Vladimir Benoit, of Somerville, Mass., grew up playing at the neighbourhood YMCA. He’s now its CEO, and not much has changed.
The building is more than 120 years old, and a plan is in the works to erect a new one — but there’s a problem, reports CBS (1). One family in the neighborhood has refused several offers to sell their home, even for $2.5 million, a full million above its assessed value.
Thanks to the homeowner’s intransigence, the private house on the corner will remain as it is, and the new Y will be built around it.
The new development will include two buildings, one with approximately 60 units of affordable housing, and the other the new community center. According to the Boston Globe’s reporting, if not for the complication of the home in the middle of the development, up to 120 units would have been possible.
This story highlights the tension between the push for expansion and development in American cities, and the rights of individual property owners.
When preferences trump plans
Angela Terzides, daughter of the homeowners who refused to sell, told the Boston Globe she sees both sides of the argument.

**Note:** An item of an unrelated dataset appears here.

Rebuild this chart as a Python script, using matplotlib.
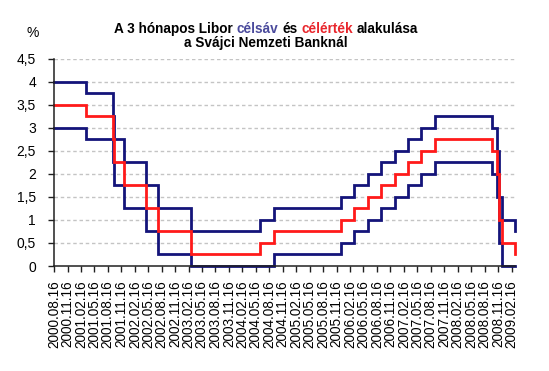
import matplotlib
matplotlib.use("Agg")
import matplotlib.pyplot as plt
import matplotlib.dates as mdates
import pandas as pd

plt.rcParams['font.family'] = ['Liberation Sans', 'DejaVu Sans']

# ---- data: SNB 3-month Libor target range and target value ----
change_dates = ["2000-08-16", "2001-03-22", "2001-09-17", "2001-09-24", "2001-12-07",
                "2002-05-02", "2002-07-26", "2003-03-06", "2004-06-17", "2004-09-16",
                "2005-12-15", "2006-03-16", "2006-06-15", "2006-09-14", "2006-12-14",
                "2007-03-15", "2007-06-14", "2007-09-13", "2008-10-08", "2008-11-06",
                "2008-11-20", "2008-12-11", "2009-03-12", "2009-03-13"]
lower = [3.0, 2.75, 2.25, 1.75, 1.25, 0.75, 0.25, 0.0, 0.0, 0.25,
         0.5, 0.75, 1.0, 1.25, 1.5, 1.75, 2.0, 2.25, 2.0, 1.5,
         0.5, 0.0, 0.0, 0.0]
target = [3.5, 3.25, 2.75, 2.25, 1.75, 1.25, 0.75, 0.25, 0.5, 0.75,
          1.0, 1.25, 1.5, 1.75, 2.0, 2.25, 2.5, 2.75, 2.5, 2.0,
          1.0, 0.5, 0.25, 0.25]
upper = [4.0, 3.75, 3.25, 2.75, 2.25, 1.75, 1.25, 0.75, 1.0, 1.25,
         1.5, 1.75, 2.0, 2.25, 2.5, 2.75, 3.0, 3.25, 3.0, 2.5,
         1.5, 1.0, 0.75, 0.75]

y_ticks = [0, 0.5, 1, 1.5, 2, 2.5, 3, 3.5, 4, 4.5]
y_labels = ["0", "0,5", "1", "1,5", "2", "2,5", "3", "3,5", "4", "4,5"]

x_start = "2000-08-16"
x_end = "2009-03-13"
tick_dates = pd.date_range("2000-08-01", "2009-02-01", freq="3MS") + pd.Timedelta(days=15)
tick_labels = [d.strftime("%Y.%m.%d") for d in tick_dates]

title_words = [("A 3 hónapos Libor", "black"), ("célsáv", "#4a4a9c"), ("és", "black"),
               ("célérték", "#e8262c"), ("alakulása", "black")]
title_line2 = "a Svájci Nemzeti Banknál"

# ---- figure ----
W, H = 549, 371
fig = plt.figure(figsize=(W / 100, H / 100), dpi=100)
ax = fig.add_axes([54 / W, 105 / H, 461.4 / W, 207.4 / H])

d = pd.to_datetime(change_dates)
navy = "#14147a"
red = "#ff1a1a"
ax.plot(d, upper, drawstyle="steps-post", color=navy, lw=2.0, solid_joinstyle="miter", clip_on=False)
ax.plot(d, lower, drawstyle="steps-post", color=navy, lw=2.0, solid_joinstyle="miter", clip_on=False)
ax.plot(d, target, drawstyle="steps-post", color=red, lw=2.0, solid_joinstyle="miter", clip_on=False)

ax.set_xlim(pd.Timestamp(x_start), pd.Timestamp(x_end))
ax.set_ylim(0, 4.5)
ax.set_yticks(y_ticks)
ax.set_yticklabels(y_labels, fontsize=10)
ax.set_xticks(tick_dates)
ax.set_xticklabels(tick_labels, rotation=90, fontsize=9.8)

for y in y_ticks[1:]:
    ax.axhline(y, color="#c4c4c4", lw=1.0, ls=(0, (2.5, 2)), zorder=0)

for s in ["top", "right"]:
    ax.spines[s].set_visible(False)
for s in ["left", "bottom"]:
    ax.spines[s].set_color("#202020")
    ax.spines[s].set_linewidth(1.1)
ax.tick_params(axis="both", direction="out", length=4, width=1, color="#202020")
ax.tick_params(axis="y", pad=9)
ax.tick_params(axis="x", pad=6)

# ---- title with coloured words ----
fs_title = 9.8
r = fig.canvas.get_renderer()
def tw(s):
    t = fig.text(0, 0, s, fontsize=fs_title, fontweight="bold")
    w = t.get_window_extent(r).width
    t.remove()
    return w
space = tw("a a") - tw("aa")
widths = [tw(s) for s, _ in title_words]
total = sum(widths) + space * (len(title_words) - 1)
xc = 266
x = xc - total / 2
y1 = 1 - 29 / H
for (s, c), w in zip(title_words, widths):
    fig.text(x / W, y1, s, fontsize=fs_title, fontweight="bold", color=c, va="center", ha="left")
    x += w + space
fig.text(xc / W, 1 - 42.5 / H, title_line2, fontsize=fs_title, fontweight="bold", color="black",
         va="center", ha="center")

fig.text(33 / W, 1 - 33 / H, "%", fontsize=10, ha="center", va="center")

fig.savefig("out.png", dpi=100)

“It’s wonderful what the YMCA is trying to do for the community. But put yourself in my position. What would you do if this was happening to your own parents?”
Her parents, who immigrated from Greece in the 1970s, raised their four children in the home and have planted a lush garden around it. They cite stability, privacy, and peace as more important to them than a large payout on their property.
“Their preference remains to continue living in the home they have cared for and cherished for more than four decades,” Terzides said.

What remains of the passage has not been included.